対処療法でなく根本治療を

免疫力を上げるという考え方

病気に負けないしっかりとした体をつくりあげる

これまでのすべての事例に共通していることは、自己治癒力を高め、根本的に治すことを主眼においている点です。そして、具体的な方法がどうであれ、この根本治療にこだわることが、慢性疾患の治療の必須条件だと私は考えるのです。しかも実際、ほとんどのケースは自己治癒力を高める手立てを個々に考えることによって、十分に治りうるのです。

もっとも、薬を否定しているわけではありません。どうしても必要なときは、もちろん服用期間は限定しますが、実際に薬を勧める場合もかなりあります。特に傷みや吐き気などの耐えがたい症状に対しては積極的に緩和すべきでしょう。

慢性疾患の原因は1通りではありません。いろいろな原因が心身への負荷となり、やがて発症していくのが慢性疾患の特徴です。たとえば高血圧にしても、肥満、食事の偏り、過労、人間関係のもつれ…と、いろいろと多岐にわたる原因がからみ合い、負荷になって発症してくると考えられます。したがって、1通りでない原因で発症した高血圧を、降圧剤というたった1通りの手段で治してやろうという発想そのものが、根本的に間違っています。

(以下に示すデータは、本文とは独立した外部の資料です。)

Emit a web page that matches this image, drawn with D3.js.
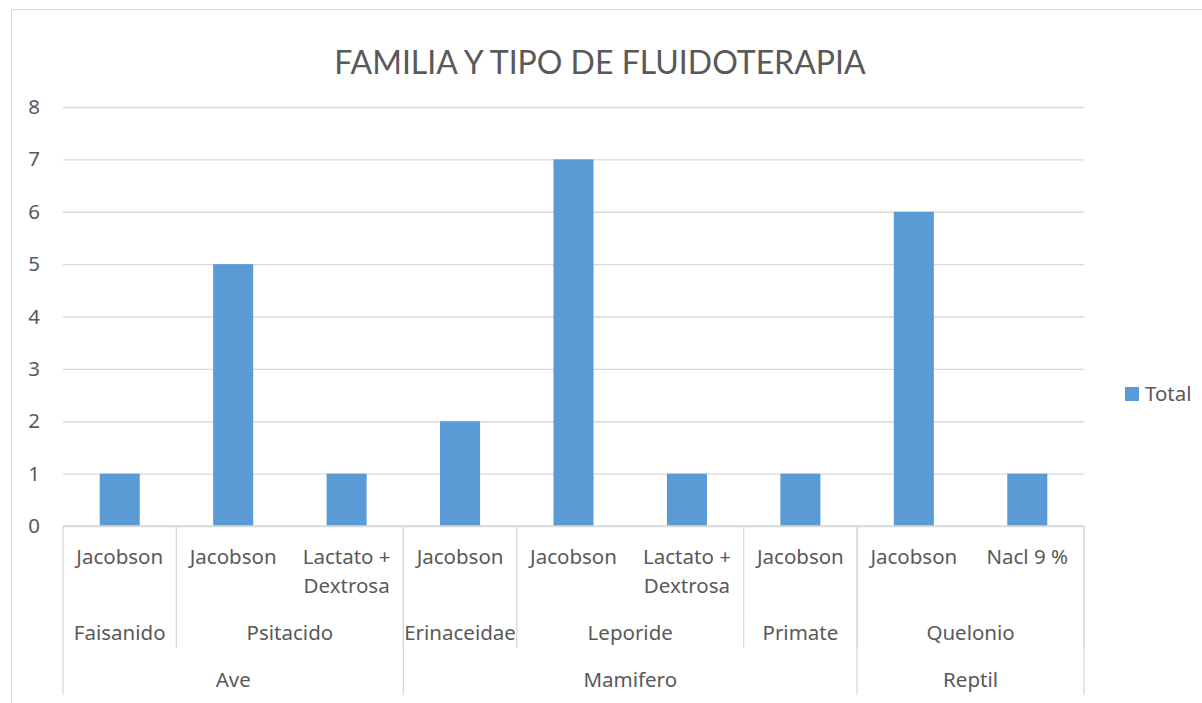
<!doctype html>
<html>
<head>
<meta charset="utf-8">
<style>
  body { margin: 0; background: #fff; }
  text { font-family: "Noto Sans", Lato, sans-serif; fill: #595959; }
</style>
<script src="https://d3js.org/d3.v7.min.js"></script>
</head>
<body>
<svg width="1202" height="703"></svg>
<script>
// data, one entry per bar
var groups   = ["Ave", "Ave", "Ave", "Mamifero", "Mamifero", "Mamifero", "Mamifero", "Reptil", "Reptil"];
var families = ["Faisanido", "Psitacido", "Psitacido", "Erinaceidae", "Leporide", "Leporide", "Primate", "Quelonio", "Quelonio"];
var fluids   = ["Jacobson", "Jacobson", "Lactato + Dextrosa", "Jacobson", "Jacobson", "Lactato + Dextrosa", "Jacobson", "Jacobson", "Nacl 9 %"];
var totals   = [1, 5, 1, 2, 7, 1, 1, 6, 1];
var yTicks   = [0, 1, 2, 3, 4, 5, 6, 7, 8];
var title    = "FAMILIA Y TIPO DE FLUIDOTERAPIA";
var seriesName = "Total";

var svg = d3.select("svg");
var plotL = 63, plotR = 1084, plotT = 107, plotB = 526;
var grid = "#d9d9d9";
var fs = "20.5px";

// chart outline
svg.append("rect")
   .attr("x", 11.5).attr("y", 9.5)
   .attr("width", 1200).attr("height", 700)
   .attr("fill", "none").attr("stroke", grid);

svg.append("text")
   .attr("x", 600).attr("y", 74)
   .attr("text-anchor", "middle")
   .attr("font-size", "32px")
   .style("font-family", "Lato, sans-serif")
   .text(title);

var idx = d3.range(totals.length);
var x = d3.scaleBand().domain(idx).range([plotL, plotR]).padding(0);
var y = d3.scaleLinear().domain([0, 8]).range([plotB, plotT]);

// gridlines + y labels
var yAxis = svg.append("g")
   .attr("transform", "translate(" + plotL + ",0)")
   .call(d3.axisLeft(y).tickValues(yTicks).tickSize(-(plotR - plotL)).tickPadding(23));
yAxis.select(".domain").remove();
yAxis.selectAll(".tick line").attr("stroke", grid).attr("stroke-width", 1.3);
yAxis.selectAll(".tick text")
   .attr("font-size", fs).attr("fill", "#595959")
   .attr("font-family", "'Noto Sans', sans-serif");

// bars
var bw = x.bandwidth() * 0.353;
svg.append("g").selectAll("rect")
   .data(idx)
   .enter().append("rect")
   .attr("x", function(i) { return x(i) + (x.bandwidth() - bw) / 2; })
   .attr("y", function(i) { return y(totals[i]); })
   .attr("width", bw)
   .attr("height", function(i) { return y(0) - y(totals[i]); })
   .attr("fill", "#5b9bd5");

// category axis
var ax = svg.append("g");
ax.append("line")
  .attr("x1", plotL).attr("x2", plotR).attr("y1", plotB).attr("y2", plotB)
  .attr("stroke", grid).attr("stroke-width", 1.3);

// leaf labels
idx.forEach(function(i) {
  var cx = x(i) + x.bandwidth() / 2;
  var words = fluids[i].split(" ");
  var lines = fluids[i].length > 10 ? [words.slice(0, 2).join(" "), words.slice(2).join(" ")] : [fluids[i]];
  var t = ax.append("text").attr("text-anchor", "middle").attr("font-size", fs);
  lines.forEach(function(l, k) {
    t.append("tspan").attr("x", cx).attr("y", 564 + k * 29).text(l);
  });
});

// spans for a level
function spans(arr, keyFn) {
  var out = [];
  idx.forEach(function(i) {
    var k = keyFn(i);
    if (out.length && out[out.length - 1].key === k) out[out.length - 1].end = i;
    else out.push({ key: k, label: arr[i], start: i, end: i });
  });
  return out;
}
var famSpans = spans(families, function(i) { return groups[i] + "|" + families[i]; });
var grpSpans = spans(groups, function(i) { return groups[i]; });

famSpans.forEach(function(s) {
  var x0 = x(s.start), x1 = x(s.end) + x.bandwidth();
  ax.append("text").attr("x", (x0 + x1) / 2).attr("y", 640)
    .attr("text-anchor", "middle").attr("font-size", fs).text(s.label);
  ax.append("line").attr("x1", x1).attr("x2", x1).attr("y1", plotB).attr("y2", 648)
    .attr("stroke", grid).attr("stroke-width", 1.3);
});
grpSpans.forEach(function(s) {
  var x0 = x(s.start), x1 = x(s.end) + x.bandwidth();
  ax.append("text").attr("x", (x0 + x1) / 2).attr("y", 687)
    .attr("text-anchor", "middle").attr("font-size", fs).text(s.label);
  ax.append("line").attr("x1", x1).attr("x2", x1).attr("y1", plotB).attr("y2", 695)
    .attr("stroke", grid).attr("stroke-width", 1.3);
});
ax.append("line").attr("x1", plotL).attr("x2", plotL).attr("y1", plotB).attr("y2", 695)
  .attr("stroke", grid).attr("stroke-width", 1.3);

// legend
svg.append("rect").attr("x", 1125).attr("y", 387).attr("width", 14).attr("height", 14).attr("fill", "#5b9bd5");
svg.append("text").attr("x", 1145).attr("y", 401).attr("font-size", fs).text(seriesName);
</script>
</body>
</html>
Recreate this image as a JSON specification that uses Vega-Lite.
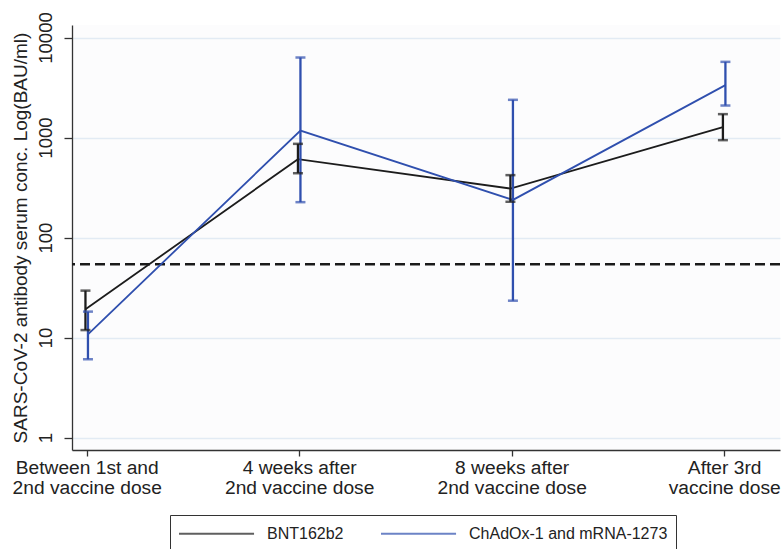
{
  "$schema": "https://vega.github.io/schema/vega-lite/v6.json",
  "width": 708,
  "height": 425,
  "autosize": "none",
  "padding": {"left": 72, "top": 25, "right": 2, "bottom": 99},
  "background": "white",
  "config": {
    "view": {"stroke": null, "fill": "#fcfcfd"},
    "font": "Liberation Sans"
  },
  "datasets": {
    "gmt": [
      {"timepoint": "Between 1st and 2nd vaccine dose", "vaccine": "BNT162b2", "gmt": 19.2, "lo": 11.9, "hi": 29.5},
      {"timepoint": "4 weeks after 2nd vaccine dose", "vaccine": "BNT162b2", "gmt": 608, "lo": 440, "hi": 865},
      {"timepoint": "8 weeks after 2nd vaccine dose", "vaccine": "BNT162b2", "gmt": 309, "lo": 228, "hi": 421},
      {"timepoint": "After 3rd vaccine dose", "vaccine": "BNT162b2", "gmt": 1270, "lo": 942, "hi": 1714},
      {"timepoint": "Between 1st and 2nd vaccine dose", "vaccine": "ChAdOx-1 and mRNA-1273", "gmt": 10.8, "lo": 6.08, "hi": 18.2},
      {"timepoint": "4 weeks after 2nd vaccine dose", "vaccine": "ChAdOx-1 and mRNA-1273", "gmt": 1175, "lo": 226, "hi": 6310},
      {"timepoint": "8 weeks after 2nd vaccine dose", "vaccine": "ChAdOx-1 and mRNA-1273", "gmt": 238, "lo": 23.4, "hi": 2383},
      {"timepoint": "After 3rd vaccine dose", "vaccine": "ChAdOx-1 and mRNA-1273", "gmt": 3342, "lo": 2090, "hi": 5710}
    ],
    "threshold": [{"value": 54}]
  },
  "data": {"name": "gmt"},
  "encoding": {
    "x": {
      "field": "timepoint",
      "type": "nominal",
      "sort": ["Between 1st and 2nd vaccine dose", "4 weeks after 2nd vaccine dose", "8 weeks after 2nd vaccine dose", "After 3rd vaccine dose"],
      "scale": {"type": "point", "padding": 0.166, "align": 0.2085},
      "axis": {
        "title": null,
        "labelAngle": 0,
        "labelExpr": "datum.label == 'Between 1st and 2nd vaccine dose' ? ['Between 1st and', '2nd vaccine dose'] : datum.label == '4 weeks after 2nd vaccine dose' ? ['4 weeks after', '2nd vaccine dose'] : datum.label == '8 weeks after 2nd vaccine dose' ? ['8 weeks after', '2nd vaccine dose'] : ['After 3rd', 'vaccine dose']",
        "labelFontSize": 19.2,
        "labelLineHeight": 20,
        "labelColor": "#222222",
        "labelPadding": 2,
        "labelOverlap": false,
        "labelBound": false,
        "labelFlush": false,
        "domainColor": "#333333",
        "domainWidth": 1.3,
        "tickColor": "#333333",
        "tickSize": 6,
        "tickWidth": 1.3,
        "grid": false
      }
    },
    "xOffset": {
      "field": "vaccine",
      "type": "nominal",
      "scale": {"domain": ["BNT162b2", "ChAdOx-1 and mRNA-1273"], "range": [-2.5, 2.5]}
    },
    "color": {
      "field": "vaccine",
      "type": "nominal",
      "scale": {"domain": ["BNT162b2", "ChAdOx-1 and mRNA-1273"], "range": ["#1c1c1c", "#2f4fae"]},
      "legend": {
        "title": null,
        "orient": "none",
        "legendX": 98,
        "legendY": 490,
        "direction": "horizontal",
        "strokeColor": "#333333",
        "fillColor": "white",
        "padding": 8,
        "symbolType": "M-1,0H6.9",
        "symbolSize": 361,
        "symbolStrokeWidth": 1.8,
        "labelFontSize": 16,
        "labelLimit": 400,
        "labelColor": "#222222",
        "labelOffset": 68,
        "columnPadding": 33
      }
    }
  },
  "layer": [
    {
      "data": {"name": "threshold"},
      "mark": {"type": "rule", "strokeDash": [10, 5], "strokeWidth": 2.5, "color": "#1a1a1a"},
      "encoding": {
        "x": null,
        "xOffset": null,
        "color": null,
        "y": {
          "field": "value",
          "type": "quantitative",
          "scale": {"type": "log", "domain": [0.753, 13335], "nice": false, "zero": false},
          "title": "SARS-CoV-2 antibody serum conc. Log(BAU/ml)",
          "axis": {
            "values": [1, 10, 100, 1000, 10000],
            "format": "d",
            "labelAngle": -90,
            "labelAlign": "center",
            "labelBaseline": "bottom",
            "labelFontSize": 18.5,
            "labelColor": "#222222",
            "labelPadding": 9,
            "tickSize": 8,
            "tickWidth": 1.3,
            "tickColor": "#333333",
            "domainColor": "#333333",
            "domainWidth": 1.3,
            "gridColor": "#e2ebf4",
            "gridWidth": 1.5,
            "titleFontSize": 19,
            "titleFontWeight": "normal",
            "titleColor": "#222222",
            "titlePadding": 6
          }
        }
      }
    },
    {
      "mark": {"type": "line", "strokeWidth": 1.8},
      "encoding": {
        "y": {"field": "gmt", "type": "quantitative", "title": "SARS-CoV-2 antibody serum conc. Log(BAU/ml)"}
      }
    },
    {
      "mark": {"type": "rule", "strokeWidth": 2.3},
      "encoding": {
        "y": {"field": "lo", "type": "quantitative", "title": "SARS-CoV-2 antibody serum conc. Log(BAU/ml)"},
        "y2": {"field": "hi"}
      }
    },
    {
      "mark": {"type": "tick", "orient": "horizontal", "size": 10, "thickness": 2.5},
      "encoding": {
        "y": {"field": "lo", "type": "quantitative", "title": "SARS-CoV-2 antibody serum conc. Log(BAU/ml)"}
      }
    },
    {
      "mark": {"type": "tick", "orient": "horizontal", "size": 10, "thickness": 2.5},
      "encoding": {
        "y": {"field": "hi", "type": "quantitative", "title": "SARS-CoV-2 antibody serum conc. Log(BAU/ml)"}
      }
    }
  ]
}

まずは根本治療を優先し、少し時間を割いてその人に見合う手段を考えていくことこそが、本来の医師としての仕事だと考えています。単に病名だけを根拠に、誰に対しても同じ薬を処方するだけが医者の職務であるとすれば、少なくとも私にとっては、あまりやりたい仕事ではなくなります。それこそ機械にでもやらせれば、もっと正確に職務を遂行するのではないでしょうか。

根本治療を優先させたうえで、それでも、その効果が現れるまでの時間稼ぎが必要な場合には、薬をはじめとする対症療法が本領を発揮するのではないでしょうか。

自身の経験から照らし合わせて述べさせてもらうとすれば、外来受診する約9割の人たちは、根本治療を優先させれば、それだけで治ると言っていいと思います。もちろん薬を用いることが必要な方もいらっしやると思いますが、それはほとんどの場合が、期間を限定したものであるはずです。